In the cabin Mimi and Jim try to make sense of their lives. He says that he dropped out of the Weathermen because they stopped caring about people. She says that she still believes in the struggle, even though her time is spent smuggling marijuana rather than writing articles for Counterpunch or sitting in at an Occupy action. Her love interest, played by Sam Elliot, is another former Weatherperson. Guess what he does now? He is a day trader with a computer screen displaying the current prices of pork bellies, etc. Well, why not? This is what they call fiction, after all.
The most ludicrous moment occurs when Redford drops in on an old comrade who is lecturing college students about Karl Marx.
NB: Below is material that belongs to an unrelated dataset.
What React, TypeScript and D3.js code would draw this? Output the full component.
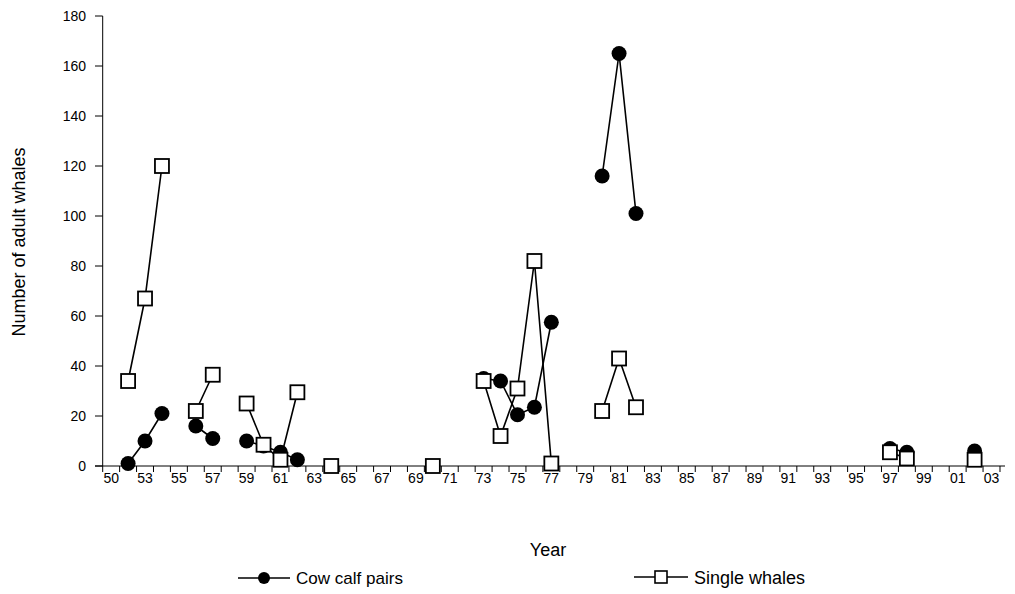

All I can say is that his words sound like a William Burroughs Jr. exercise in which the professor cut the Communist Manifesto into pieces, shook them up in a hat, and then scattered them on his lectern for all the sense he made.
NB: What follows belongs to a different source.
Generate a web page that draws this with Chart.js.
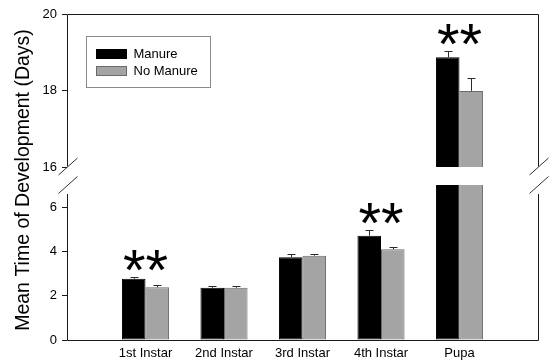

I was so rattled by this film that I came home trying to find a Twitter account for the screenwriter, one Lem Dobbs. As I understand it, Hollywood bigwigs tend to use Twitter—the perfect thing for superficial people. Dobbs is the pen name of Anton Kitaj, the son of the late painter R.M. Kitaj who assumed Bogart’s character’s last name in “Treasure of the Sierra Madre.” Unable to find a Twitter account for Dobbs, I continued my hunt on Google—just like the Albany reporter trying to track down the terrorists in the film.
I finally discovered an email address for the author of the novel that the film was based on. After reading my unkind remonstration, Neil Gordon—the dean of the American University in Paris—wrote back in defense of his novel but less so of the movie. My real target was Redford and Dobbs, who are about as easy to reach as Barack Obama or Quentin Tarantino.
After reading a sample of Gordon’s novel on my spanking new Kindle and reading Ron Jacobs’ review on CounterPunch, it is obvious now that Dobbs took gross liberties with the book, as is so often the case in Hollywood. Gordon refers to “The Committee” as being responsible for the robbery, a group that was made up of former Weather Underground members just as was the case with Gilbert and Boudin’s RATF. A cursory look at his prose reveals far more psychological depth and character development than found in the film.
After mending fences with the author, I probably owe him the courtesy of reading his novel. I also plan to get around to reading Kurt Anderson’s “True Believers”, another novel featuring a lawyer with a Weather Underground past. I understand the appeal that the Weather Underground has to a novelist. You really don’t need to bother getting up to speed on the arcane controversies that divided the “old left” Maoist or Trotskyist movements in the 1960s and 70s over the class character of the USSR, etc. I can barely stand such debates myself, even though I was in the middle of them most of the time. (Maybe that’s why I have no use for them now.) It is much easier to create drama from a bunch of people who have just taken LSD, had group sex, and are trying to decide whether planting a bomb at the Pentagon or at the State Department will make a Bigger Statement.
There is a dramatic story that can be told about the characters of the Marxist left, who in their own way were as deluded as the Weathermen. Maybe I’ll get around to writing it one of these days. You can bet it will be much funnier than any novel ever written about the Weather Underground.